[Math] Maximise difference between mean and median

algorithmsaverageelementary-set-theorymeansmedian

I have a set of numbers and I want to maximise the difference between the mean and the median by removing a given number of elements.

For instance I have the following set:

0 5 10 45
Mean = 15
Median = 7.5
Mean - Median = 7.5

If we choose to remove 1 element I want to obtain the following

0 5 45
Mean = 16.66
Median = 5
Mean - Median = 11.66 => MAXIMISED

We can assume that the set is sorted.

Is there an algorithm for doing this?

Best Answer

This is NOT a complete answer, but I try to sketch my idea.

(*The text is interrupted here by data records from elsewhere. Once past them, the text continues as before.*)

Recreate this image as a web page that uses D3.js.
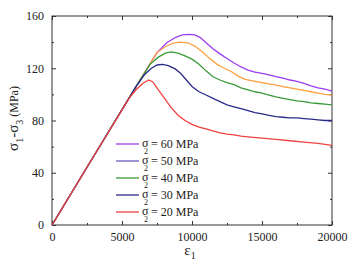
<!DOCTYPE html>
<html>
<head>
<meta charset="utf-8">
<script src="https://cdn.jsdelivr.net/npm/d3@7"></script>
<style>
  body { margin: 0; background: #fff; }
  .axis path { display: none; }
  .axis line { stroke: #333; }
</style>
</head>
<body>
<div id="chart"></div>
<script>
// Data: strain eps1 (x) and deviatoric stress sigma1-sigma3 in MPa (y)
const series = ["60", "50", "40", "30", "20"];
const curveColors = ["#9b3cf0", "#ffa040", "#3a9a3a", "#2b2b8c", "#f04040"];
const legendColors = ["#9b3cf0", "#6a5cc0", "#3a9a3a", "#2b2b8c", "#f04040"];

const eps60 = [0, 3000, 6000, 7500, 8200, 8800, 9300, 9800, 10200, 10600, 11000, 11500, 12000, 12500, 13000, 13500, 14000, 14500, 15000, 15500, 16000, 16500, 17000, 17500, 18000, 18500, 19000, 19500, 20000];
const sig60 = [0, 53, 106, 132, 139.5, 143.5, 145.5, 146, 145.5, 143.5, 139.5, 135, 131, 127.5, 124, 121, 118.5, 117, 116, 115, 113.5, 112.5, 111, 110, 108.5, 106.5, 105, 104, 102.5];

const eps50 = [0, 3000, 6000, 7500, 8100, 8600, 9100, 9700, 10200, 10800, 11300, 11800, 12300, 12800, 13300, 13800, 14500, 15000, 15500, 16000, 16500, 17000, 17500, 18000, 18500, 19000, 19500, 20000];
const sig50 = [0, 53, 106, 132, 136.5, 139, 140, 139.5, 137, 132, 127, 123, 120, 117.5, 114, 111.5, 110, 109, 108, 107, 106, 105, 104, 103, 102, 101, 100, 99.5];

const eps40 = [0, 3000, 6000, 7000, 7600, 8100, 8500, 9000, 9500, 10000, 10500, 11000, 11500, 12000, 12500, 13000, 13500, 14000, 14500, 15000, 15500, 16000, 16500, 17000, 17500, 18000, 18500, 19000, 19500, 20000];
const sig40 = [0, 53, 106, 123, 128.5, 131.5, 132.5, 131.5, 129.5, 127, 123, 118, 113.5, 111, 109, 107.5, 105, 103.5, 102, 101, 99.5, 98, 97, 96, 95, 94.5, 93.5, 93, 92.5, 92];

const eps30 = [0, 3000, 6000, 6600, 7100, 7500, 7900, 8300, 8800, 9200, 9600, 10000, 10500, 11000, 11500, 12000, 12500, 13000, 13500, 14000, 14500, 15000, 15500, 16000, 16500, 17000, 17500, 18000, 18500, 19000, 19500, 20000];
const sig30 = [0, 53, 106, 115, 120, 122.5, 123, 122, 119.5, 116, 111, 106, 102, 99.5, 97, 94.5, 92, 90.5, 89, 87.5, 86, 85, 84, 83, 82.5, 82, 82, 81.5, 81, 80.5, 80, 80];

const eps20 = [0, 3000, 5500, 6000, 6500, 6900, 7200, 7600, 8000, 8500, 9000, 9500, 10000, 10500, 11000, 11500, 12000, 12500, 13000, 13500, 14000, 15000, 16000, 17000, 18000, 19000, 20000];
const sig20 = [0, 53, 97, 103.5, 108.5, 111, 109.5, 103.5, 97.5, 90, 84, 80, 77, 75, 73.5, 72, 70.5, 69.5, 69, 68, 67.5, 66.5, 65.5, 64.5, 63.5, 62.5, 61];

const xTicks = [0, 5000, 10000, 15000, 20000];
const xMinor = [2500, 7500, 12500, 17500];
const yTicks = [0, 40, 80, 120, 160];
const yMinor = [20, 60, 100, 140];

const curves = [
  { name: "60", eps: eps60, sig: sig60 },
  { name: "50", eps: eps50, sig: sig50 },
  { name: "40", eps: eps40, sig: sig40 },
  { name: "30", eps: eps30, sig: sig30 },
  { name: "20", eps: eps20, sig: sig20 }
];

const FONT = "'Liberation Serif', 'Times New Roman', serif";
const MARGIN = { LEFT: 52, RIGHT: 17, TOP: 16, BOTTOM: 37 };
const WIDTH = 349 - MARGIN.LEFT - MARGIN.RIGHT;
const HEIGHT = 262 - MARGIN.TOP - MARGIN.BOTTOM;

const svg = d3.select("#chart").append("svg")
  .attr("width", 349)
  .attr("height", 262)
  .style("font-family", FONT);

const g = svg.append("g")
  .attr("transform", `translate(${MARGIN.LEFT}, ${MARGIN.TOP})`);

// Scales
const x = d3.scaleLinear().domain([0, 20000]).range([0, WIDTH]);
const y = d3.scaleLinear().domain([0, 160]).range([HEIGHT, 0]);

// Axes, ticks pointing inward on all four sides
g.append("g").attr("class", "axis")
  .attr("transform", `translate(0, ${HEIGHT})`)
  .call(d3.axisBottom(x).tickValues(xTicks).tickSize(-4).tickPadding(7).tickFormat(d3.format("d")))
  .selectAll("text").style("font-family", FONT).attr("font-size", "12px").attr("fill", "#222");
g.append("g").attr("class", "axis")
  .attr("transform", `translate(0, ${HEIGHT})`)
  .call(d3.axisBottom(x).tickValues(xMinor).tickSize(-2).tickFormat(""));
g.append("g").attr("class", "axis")
  .call(d3.axisTop(x).tickValues(xTicks).tickSize(-4).tickFormat(""));
g.append("g").attr("class", "axis")
  .call(d3.axisTop(x).tickValues(xMinor).tickSize(-2).tickFormat(""));

g.append("g").attr("class", "axis")
  .call(d3.axisLeft(y).tickValues(yTicks).tickSize(-4).tickPadding(8))
  .selectAll("text").style("font-family", FONT).attr("font-size", "12px").attr("fill", "#222");
g.append("g").attr("class", "axis")
  .call(d3.axisLeft(y).tickValues(yMinor).tickSize(-2).tickFormat(""));
g.append("g").attr("class", "axis")
  .attr("transform", `translate(${WIDTH}, 0)`)
  .call(d3.axisRight(y).tickValues(yTicks).tickSize(-4).tickFormat(""));
g.append("g").attr("class", "axis")
  .attr("transform", `translate(${WIDTH}, 0)`)
  .call(d3.axisRight(y).tickValues(yMinor).tickSize(-2).tickFormat(""));

// Frame
g.append("rect")
  .attr("width", WIDTH)
  .attr("height", HEIGHT)
  .attr("fill", "none")
  .attr("stroke", "#333")
  .attr("stroke-width", 1);

// Curves
const line = d3.line()
  .x(d => x(d[0]))
  .y(d => y(d[1]));

g.selectAll(".curve")
  .data(curves)
  .enter().append("path")
  .attr("class", "curve")
  .attr("fill", "none")
  .attr("stroke", (d, i) => curveColors[i])
  .attr("stroke-width", 1.3)
  .attr("d", d => line(d.eps.map((e, i) => [e, d.sig[i]])));

// Legend
const legend = g.selectAll(".legend")
  .data(series)
  .enter().append("g")
  .attr("class", "legend")
  .attr("transform", (d, i) => `translate(64, ${128 + i * 17})`);

legend.append("line")
  .attr("x1", 0).attr("x2", 23)
  .attr("stroke", (d, i) => legendColors[i])
  .attr("stroke-width", 1.3);

const lt = legend.append("text")
  .attr("x", 26).attr("y", 3)
  .attr("fill", "#222")
  .attr("font-size", "12px");
lt.append("tspan").text("\u03c3");
lt.append("tspan").attr("x", 28).attr("dy", 7).attr("font-size", "8px").text("2");
lt.append("tspan").attr("x", 35).attr("dy", -6).text(d => `= ${d} MPa`);

// Axis labels
const xl = svg.append("text")
  .attr("x", MARGIN.LEFT + WIDTH / 2 - 2)
  .attr("y", 255)
  .attr("text-anchor", "middle")
  .attr("fill", "#222")
  .attr("font-size", "15px");
xl.append("tspan").text("\u03b5");
xl.append("tspan").attr("font-size", "10px").attr("dy", 4).text("1");

const yl = svg.append("text")
  .attr("transform", `translate(18, ${MARGIN.TOP + HEIGHT / 2 - 2}) rotate(-90)`)
  .attr("text-anchor", "middle")
  .attr("fill", "#222")
  .attr("font-size", "15px");
yl.append("tspan").text("\u03c3");
yl.append("tspan").attr("font-size", "10px").attr("dy", 5).text("1");
yl.append("tspan").attr("dy", -5).text("-\u03c3");
yl.append("tspan").attr("font-size", "10px").attr("dy", 5).text("3");
yl.append("tspan").attr("dy", -5).attr("font-size", "12px").text(" (MPa)");
</script>
</body>
</html>
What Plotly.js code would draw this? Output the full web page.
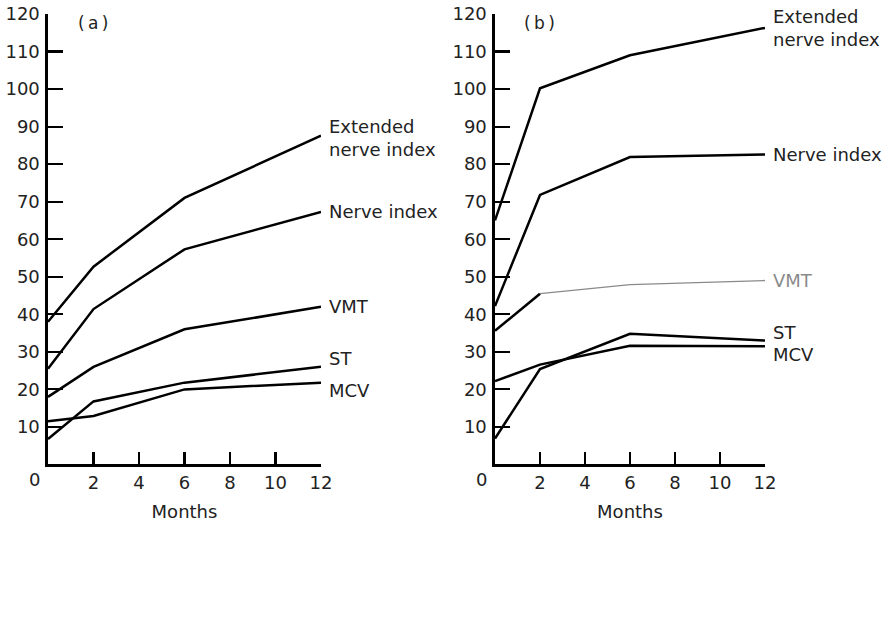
<!DOCTYPE html>
<html>
<head>
<meta charset="utf-8">
<script src="https://cdn.plot.ly/plotly-3.0.1.min.js"></script>
<style>html,body{margin:0;padding:0;background:#fff;}#chart{width:893px;height:628px;}</style>
</head>
<body>
<div id="chart"></div>
<script>
// ---- data ----
const monthTicks = ['0', '2', '4', '6', '8', '10', '12'];
const monthTickText = ['', '2', '4', '6', '8', '10', '12'];
const months = ['0', '2', '6', '12'];
const seriesNames = ['Extended<br>nerve index', 'Nerve index', 'VMT', 'ST', 'MCV'];
const panelLabels = ['(\u2009a\u2009)', '(\u2009b\u2009)'];
const yTicks = [10, 20, 30, 40, 50, 60, 70, 80, 90, 100, 110, 120];

// panel (a)
const aExtended = [38, 52.7, 71, 87.6];
const aNerve = [25.5, 41.4, 57.3, 67.3];
const aVMT = [18, 26, 36, 42];
const aST = [6.8, 16.8, 21.8, 26];
const aMCV = [11.5, 12.9, 20, 21.8];

// panel (b)
const bExtended = [65, 100.2, 109, 116.3];
const bNerve = [42.2, 71.8, 81.9, 82.6];
const bVMT = [35.6, 45.5, 47.9, 49];
const bST = [6.9, 25.4, 34.8, 33];
const bMCV = [22.2, 26.6, 31.6, 31.5];

// ---- styles ----
const FONT = 'DejaVu Sans, Liberation Sans, sans-serif';
const TXT = '#222';
const lineBlack = {color: '#000', width: 2.5};
const lineGray = {color: '#8a8a8a', width: 1.3};

function tr(x, y, xa, ya, line) {
  return {x: x, y: y, xaxis: xa, yaxis: ya, type: 'scatter', mode: 'lines',
          line: line, hoverinfo: 'skip', showlegend: false};
}

const data = [
  tr(months, aExtended, 'x', 'y', lineBlack),
  tr(months, aNerve, 'x', 'y', lineBlack),
  tr(months, aVMT, 'x', 'y', lineBlack),
  tr(months, aST, 'x', 'y', lineBlack),
  tr(months, aMCV, 'x', 'y', lineBlack),
  tr(months, bExtended, 'x2', 'y2', lineBlack),
  tr(months, bNerve, 'x2', 'y2', lineBlack),
  tr(months.slice(1), bVMT.slice(1), 'x2', 'y2', lineGray),
  tr(months.slice(0, 2), bVMT.slice(0, 2), 'x2', 'y2', lineBlack),
  tr(months, bST, 'x2', 'y2', lineBlack),
  tr(months, bMCV, 'x2', 'y2', lineBlack)
];

function xAxis(domain, anchor) {
  return {
    type: 'category', categoryorder: 'array', categoryarray: monthTicks,
    range: [0, 6], domain: domain, anchor: anchor,
    tickmode: 'array', tickvals: monthTicks, ticktext: monthTickText,
    ticks: 'inside', ticklen: 12, tickwidth: 2.2, tickcolor: '#000',
    showline: true, linewidth: 2.6, linecolor: '#000',
    showgrid: false, zeroline: false,
    tickfont: {family: FONT, size: 18, color: TXT},
    title: {text: 'Months', font: {family: FONT, size: 18, color: TXT}, standoff: 14},
    fixedrange: true
  };
}
function yAxis(anchor) {
  return {
    range: [0, 120], domain: [0.2604, 0.9777], anchor: anchor,
    tickmode: 'array', tickvals: yTicks,
    ticks: 'inside', ticklen: 15, tickwidth: 2.2, tickcolor: '#000',
    showline: true, linewidth: 2.6, linecolor: '#000',
    showgrid: false, zeroline: false,
    tickfont: {family: FONT, size: 18, color: TXT},
    ticklabelstandoff: 2,
    fixedrange: true
  };
}

// category index helper (annotations on category axes take the index)
const idx = m => monthTicks.indexOf(m);
const lastMonth = months[months.length - 1];

const aEnds = [aExtended, aNerve, aVMT, aST, aMCV].map(s => s[s.length - 1]);
const bEnds = [bExtended, bNerve, bVMT, bST, bMCV].map(s => s[s.length - 1]);
const aShift = [-2, 0, 0, 8, -8];
const bShift = [0, 0, 0, 8, -8];
const labelColorsB = [TXT, TXT, '#8a8a8a', TXT, TXT];

const annotations = [];
seriesNames.forEach((name, i) => {
  annotations.push({x: idx(lastMonth), y: aEnds[i], xref: 'x', yref: 'y', text: name, showarrow: false,
    xanchor: 'left', yanchor: 'middle', align: 'left', xshift: 6, yshift: aShift[i],
    font: {family: FONT, size: 18, color: TXT}});
  annotations.push({x: idx(lastMonth), y: bEnds[i], xref: 'x2', yref: 'y2', text: name, showarrow: false,
    xanchor: 'left', yanchor: 'middle', align: 'left', xshift: 6, yshift: bShift[i],
    font: {family: FONT, size: 18, color: labelColorsB[i]}});
});
// panel letters
annotations.push({x: idx('2'), y: 117.5, xref: 'x', yref: 'y', text: panelLabels[0], showarrow: false,
  font: {family: FONT, size: 17, color: TXT}});
annotations.push({x: idx('2'), y: 117.5, xref: 'x2', yref: 'y2', text: panelLabels[1], showarrow: false,
  font: {family: FONT, size: 17, color: TXT}});
// origin "0" labels (set slightly left of the axis, as in the original)
annotations.push({x: idx('0'), y: 0, xref: 'x', yref: 'y', text: monthTicks[0], showarrow: false,
  xshift: -13, yshift: -15, font: {family: FONT, size: 18, color: TXT}});
annotations.push({x: idx('0'), y: 0, xref: 'x2', yref: 'y2', text: monthTicks[0], showarrow: false,
  xshift: -13, yshift: -15, font: {family: FONT, size: 18, color: TXT}});

const layout = {
  width: 893, height: 628,
  margin: {l: 0, r: 0, t: 0, b: 0},
  paper_bgcolor: '#fff', plot_bgcolor: '#fff',
  showlegend: false,
  xaxis: xAxis([0.05375, 0.35946], 'y'),
  yaxis: yAxis('x'),
  xaxis2: xAxis([0.55431, 0.85666], 'y2'),
  yaxis2: yAxis('x2'),
  annotations: annotations
};

Plotly.newPlot('chart', data, layout, {staticPlot: true, displayModeBar: false});
</script>
</body>
</html>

Suppose we have a sorted set, say, in an increasing order. If we want to maximise the difference between mean and median, it is necessary (but not sufficient) to keep as many outliers as possible (because mean is very much affected by these outliers, whereas median is not). The problems here are: how many is "many"? and how to control the difference?

Suppose $x_1 < x_2 < ... < x_n$. We can calculate its mean and median. My alogorithm (which I've not yet been able to prove so far) is as follows:

  1. If mean $>$ meadian: we delete the median or the closest number which is BIGGER than median, that is $x_{(n+1)/2}$, if $n $ is odd or $x_{n/2+1}$, if $n$ is even. The effect of doing this is: after each step, the mean (not always) gets bigger and bigger but the median (not always) gets smaller and smaller (and of course, mean is always bigger than median in every step). But overall, the difference gets bigger.
  2. If mean $<$ median: we delete the median or the closest number which is SMALLER than median, that is $x_{(n+1)/2}$, if $n $ is odd or $x_{n/2-1}$, if $n$ is even. The effect of doing this is: after each step, the mean (not always) gets smaller and smaller but the median (not always) gets bigger and bigger (and of course, mean is always smaller than median in every step). But overall, the difference gets bigger.

It turns out that, finally we will only have $3$ numbers left (can't be $2$, otherwise mean $=$ median): the biggest, the smallest, and the second smallest (if mean $>$ median) or the second biggest (if mean $<$ median). These $3$ numbers will have the maximum difference between mean and median.